Le risque de déception n’est pas à négliger, au moment où la deuxième version d’Eltif, dont les effets sont encore difficilement mesurables, entend favoriser cette accessibilité du non-coté.

 

Où allouer son argent en 2024 ?

Si on investit dans un fonds d’actions cotées à la veille d’un krach, on subira immédiatement la perte, même si elle n’est évidemment pas définitive. Dans le non-coté, le timing est moins important, puisqu’on s’engage à apporter une somme à un fonds qui va l’appeler pour l’investir, généralement sur une période de quatre à cinq ans, d’où un lissage naturel des points d’entrée et un moindre risque de mauvais market timing.

Pour autant, les investisseurs qui ont démarré leur allocation en Private Equity ces dernières années ne doivent pas se priver d’exploiter la diversité du marché des actifs privés. Alors que certains segments du marché du Private Equity proprement dit sont encore en phase d’ajustement, acheteurs et vendeurs n’étant pas toujours d’accord sur le juste prix, le moment semble opportun de s’intéresser à la dette privée. Avec les perspectives de baisse des taux en Europe, la phase des comptes à terme bien rémunérés commence à se refermer et la dette privée fournit aux investisseurs l’opportunité de « fixer » un niveau de rémunération sur une échéance plus longue, même si ce taux n’est évidemment pas garanti.

L’univers de la dette privée peut être abordé de plusieurs manières. Avec le direct lending, les investisseurs ont accès à des produits de dette d’une durée de vie relativement courte (de l’ordre de sept ans), moins risquées et donc moins rémunératrices que le Private Equity. On peut cependant espérer entre 9 et 10 % de TRI, dont environ 5 % de coupon par an.

Ces solutions ont l’avantage de la simplicité, notamment par rapport aux produits structurés, souvent utilisés par les conseillers en gestion de patrimoine pour fixer un taux de rendement, et le niveau de risque est maîtrisé. Ainsi, le direct lending coche bien les cases pour des holdings souhaitant faire un remploi de fonds conforme à l’article 150 0 B ter.

Avec les fonds de dette mezzanine, on va apporter aux entreprises des financements plus flexibles et calibrés selon leurs besoins spécifiques. Il s’agit d’une stratégie de crédit « opportuniste » qui permet de bénéficier d’un coussin de protection à la baisse et de rendements attractifs, moyennant des risques pondérés dans tous les environnements de marché. En effet, il s’agit de financements seniors vis-à-vis de la partie purement actions, mais le niveau de risque est plus élevé que le direct lending. On retrouve ici une durée d’investissement de huit à dix ans, mais aussi des objectifs de rentabilité plus ambitieux (13 ou 14 % de TRI).
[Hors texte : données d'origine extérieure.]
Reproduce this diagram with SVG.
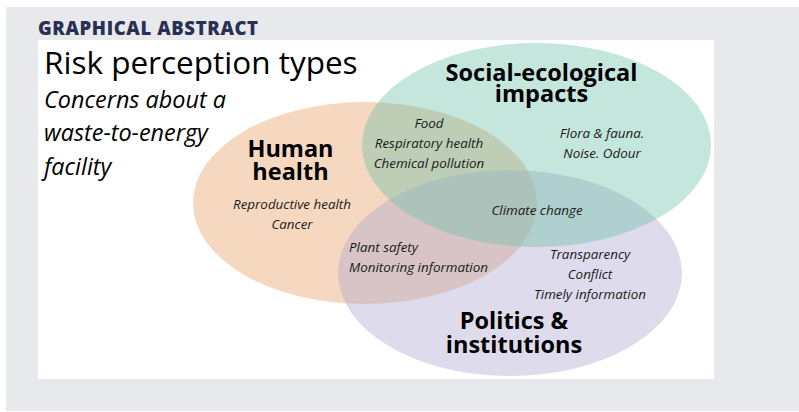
<svg xmlns="http://www.w3.org/2000/svg" width="799" height="412" viewBox="0 0 799 412">
<style>
.h{font-family:"Open Sans","Liberation Sans",sans-serif;font-weight:bold;font-size:23.5px;fill:#000;text-anchor:middle}
.i{font-family:"Open Sans","Liberation Sans",sans-serif;font-style:italic;font-size:13.4px;fill:#1a1a1a;text-anchor:middle}
.l{text-anchor:start}
.e{opacity:0.4}
</style>
<rect width="799" height="412" fill="#fff"/>
<rect x="6" y="7" width="793" height="404" fill="#e8e9ed"/>
<rect x="38" y="40" width="676" height="339" fill="#fff"/>
<text x="38" y="35" font-family="Open Sans, Liberation Sans, sans-serif" font-weight="800" font-size="18.5" fill="#2a3052" textLength="220" lengthAdjust="spacing">GRAPHICAL ABSTRACT</text>
<text x="44" y="74" font-family="Open Sans, Liberation Sans, sans-serif" font-size="31.5" fill="#000">Risk perception types</text>
<g font-family="Open Sans, Liberation Sans, sans-serif" font-style="italic" font-size="23.4" fill="#000">
<text x="44" y="108">Concerns about a</text>
<text x="44" y="141">waste-to-energy</text>
<text x="44" y="175">facility</text>
</g>
<g id="human-health">
<ellipse class="e" cx="365" cy="203" rx="172" ry="101" fill="#e89e62"/>
</g>
<g id="politics">
<ellipse class="e" cx="510" cy="273" rx="172" ry="103" fill="#aca5cf"/>
</g>
<g id="social-ecological">
<ellipse class="e" cx="536.5" cy="145" rx="174.5" ry="102" fill="#6cc0a8"/>
</g>
<g id="labels">
<text class="h" x="290.5" y="157">Human</text>
<text class="h" x="290.5" y="180">health</text>
<text class="h" x="541.5" y="81">Social-ecological</text>
<text class="h" x="541.5" y="102">impacts</text>
<text class="h" x="514" y="329">Politics &amp;</text>
<text class="h" x="514" y="353">institutions</text>
<text class="i" x="429" y="128">Food</text>
<text class="i" x="429" y="148">Respiratory health</text>
<text class="i" x="429" y="168">Chemical pollution</text>
<text class="i" x="602" y="138">Flora &amp; fauna.</text>
<text class="i" x="602" y="158">Noise. Odour</text>
<text class="i" x="292" y="209">Reproductive health</text>
<text class="i" x="292" y="229">Cancer</text>
<text class="i l" x="349" y="252">Plant safety</text>
<text class="i l" x="349" y="272">Monitoring information</text>
<text class="i" x="537" y="215">Climate change</text>
<text class="i" x="590" y="259">Transparency</text>
<text class="i" x="590" y="279">Conflict</text>
<text class="i" x="590" y="299">Timely information</text>
</g>
<g id="connectors"/>
</svg>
Une autre subtilité s’invite dans la dette privée. Selon les cas, il peut s’agir de dette sponsorisée, c’est-à-dire en accompagnement d’un fonds equity qui apporte le capital. Cela permet de gagner en efficacité dans la mise en œuvre, mais la rémunération est moindre que dans la dette « sponsorless » (sans l’appui d’un fonds). Les deux manières de faire ne doivent pas être opposées : elles sont au contraire complémentaires, d’autant que la dette sponsorless est plus souvent orientée vers le « quasi equity », type de financement prisé par les entrepreneurs pour éviter la dilution.

L’année 2024 sera-t-elle celle de la dette privée ? Elle semble en tout cas propice pour une diversification des risques vers cette classe d’actifs non cotée qui a, elle aussi, connu un bel essor.